Uses: Suited for companies that need equipment for a fixed period but don’t require long-term ownership.
Advantages: Leasing often involves lower monthly payments compared to hire purchase, and businesses can return the asset at the end of the lease or negotiate to buy it.
Operating Lease
What it is: Similar to a finance lease, but with an important distinction—operating leases generally last for a shorter period and typically do not cover the entire working life of the equipment.
Uses: Ideal for businesses that need equipment on a temporary basis or wish to upgrade regularly.
Advantages: Lower monthly payments, and at the end of the lease, businesses can either return or upgrade the machinery.
Asset Refinancing
What it is: Asset refinancing allows businesses to release equity tied up in their existing plant and machinery. Essentially, the lender buys the equipment from the business and then leases it back, providing immediate capital while allowing continued use of the asset.
Uses: This is particularly useful for businesses needing to improve liquidity or fund other areas of growth.
Advantages: It frees up cash flow without interrupting business operations, making it an efficient way to manage cash constraints.

Uses and Benefits of Plant & Machinery Finance in the UK
Cash Flow Management
One of the most significant benefits of Plant & Machinery Finance is the ability to acquire essential equipment without a large upfront outlay. By spreading the cost over time, businesses can preserve working capital for other operational needs or unexpected expenses.
Access to High-Quality Machinery
Many industries rely on specialised, high-cost equipment to maintain competitive operations. Plant & Machinery Finance allows businesses to access the latest technology and equipment that might otherwise be unaffordable, ensuring they stay ahead in terms of productivity and efficiency.
Tax Efficiency
Certain forms of asset finance, such as finance leases and hire purchase, can offer tax advantages. For instance, businesses may be able to claim capital allowances or deduct lease payments as an operational expense. This helps reduce the overall tax burden and makes financing more cost-effective.
Scalability for Growing Businesses
As businesses expand, their machinery and equipment needs grow as well. Plant & Machinery Finance offers flexibility in acquiring additional assets without straining cash reserves, allowing companies to scale operations more quickly and efficiently.
Mitigating Risk
Purchasing machinery outright can tie up a significant amount of capital in a single asset, which is risky if the business environment changes. Finance options like leasing help mitigate that risk, as the machinery can be returned or upgraded without a large financial commitment.
Improved Credit Control
By using asset finance options like hire purchase or leasing, businesses can maintain a better credit rating by avoiding large debt loads. Monthly payments are predictable and manageable, improving overall financial planning and creditworthiness.

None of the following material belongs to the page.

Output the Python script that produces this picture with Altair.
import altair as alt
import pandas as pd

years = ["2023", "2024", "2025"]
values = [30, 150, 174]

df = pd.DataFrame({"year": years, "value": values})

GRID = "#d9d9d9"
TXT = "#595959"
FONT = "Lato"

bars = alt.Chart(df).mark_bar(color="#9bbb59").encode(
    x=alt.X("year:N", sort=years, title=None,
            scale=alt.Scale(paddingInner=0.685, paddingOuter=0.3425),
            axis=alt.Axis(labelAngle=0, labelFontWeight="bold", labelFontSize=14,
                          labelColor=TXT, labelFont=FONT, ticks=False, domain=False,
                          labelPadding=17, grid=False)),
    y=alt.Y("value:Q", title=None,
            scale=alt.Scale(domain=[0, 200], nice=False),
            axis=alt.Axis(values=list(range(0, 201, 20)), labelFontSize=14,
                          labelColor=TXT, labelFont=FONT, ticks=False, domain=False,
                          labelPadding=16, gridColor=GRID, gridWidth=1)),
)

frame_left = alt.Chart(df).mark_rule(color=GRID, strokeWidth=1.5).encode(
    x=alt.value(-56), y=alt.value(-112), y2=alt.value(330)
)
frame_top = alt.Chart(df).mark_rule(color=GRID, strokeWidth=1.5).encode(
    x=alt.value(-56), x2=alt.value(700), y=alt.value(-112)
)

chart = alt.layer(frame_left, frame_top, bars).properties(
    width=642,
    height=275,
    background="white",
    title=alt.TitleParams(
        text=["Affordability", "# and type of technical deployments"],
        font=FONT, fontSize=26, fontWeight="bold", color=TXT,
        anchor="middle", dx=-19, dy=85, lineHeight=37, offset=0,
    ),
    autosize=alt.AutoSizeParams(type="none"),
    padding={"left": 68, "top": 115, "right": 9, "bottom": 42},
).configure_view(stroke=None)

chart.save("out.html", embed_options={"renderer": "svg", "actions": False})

Industries Benefiting from Plant & Machinery Finance in the UK
Construction: Excavators, cranes, loaders, and other heavy equipment are costly but essential for operations. Finance options help construction companies keep their fleets up to date without upfront capital strain.
Manufacturing: With a need for precision machinery and high-tech equipment, manufacturers rely heavily on finance to keep production lines running smoothly and ensure they have access to the latest innovations.
Agriculture: Tractors, harvesters, and other farming equipment are significant investments. Asset finance in this sector enables farmers to upgrade to more efficient machinery that boosts productivity without compromising cash flow.
Engineering: The need for precision tools and specialised machinery in engineering makes finance a go-to solution for firms looking to maintain a competitive edge with cutting-edge technology.

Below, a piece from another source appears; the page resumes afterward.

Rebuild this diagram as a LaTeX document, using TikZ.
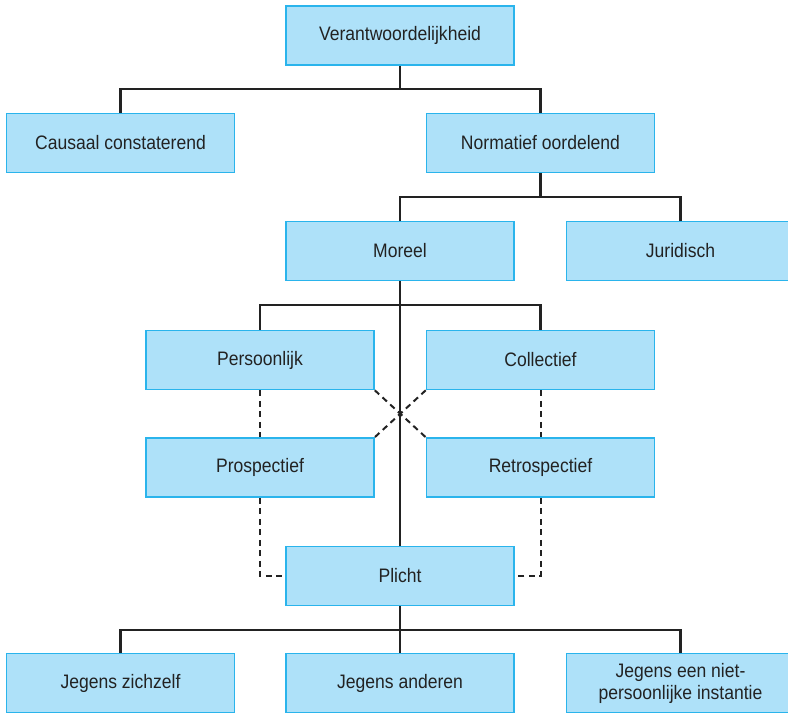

How Plant & Machinery Finance Can Help Businesses
Financial Flexibility: Businesses don’t need to dip into their cash reserves to make large capital purchases, allowing them to maintain flexibility and cover other essential expenses.
Up-to-Date Technology: Leasing options allow businesses to stay updated with the latest technological advancements without having to worry about obsolescence. When a lease ends, businesses can easily upgrade to newer models, ensuring they remain competitive.
Maintenance and Support Packages: Many finance agreements come with maintenance packages, reducing the cost and hassle of maintaining the equipment independently. This ensures smoother operations with minimal downtime.
Tailored Solutions: Plant & Machinery Finance providers in the UK offer bespoke financing solutions that can be tailored to the unique needs of a business, considering factors such as the size of the business, its industry, and its future growth plans.

Considerations When Choosing Plant & Machinery Finance
Interest Rates & Fees: The cost of financing varies depending on the provider, the creditworthiness of the business, and the type of finance chosen. It's crucial for businesses to shop around for competitive rates and ensure they understand any additional fees.
Ownership vs. Leasing: The decision between hire purchase and leasing should be based on whether the business needs long-term ownership or prefers the flexibility of returning or upgrading equipment.
Maintenance & Depreciation: Consider who is responsible for maintenance and how depreciation affects the equipment's long-term value, especially if the intention is to own the machinery after the finance period.
In Conclusion, Plant & Machinery Finance is a vital tool for UK businesses, especially in industries where high-value equipment is a necessity. By offering flexible options for acquiring, leasing, or upgrading machinery, it allows businesses to stay competitive without the financial burden of large upfront costs. Whether looking for tax efficiency, scalability, or simply better cash flow management, Plant & Machinery Finance can be an excellent solution for companies aiming to grow and thrive.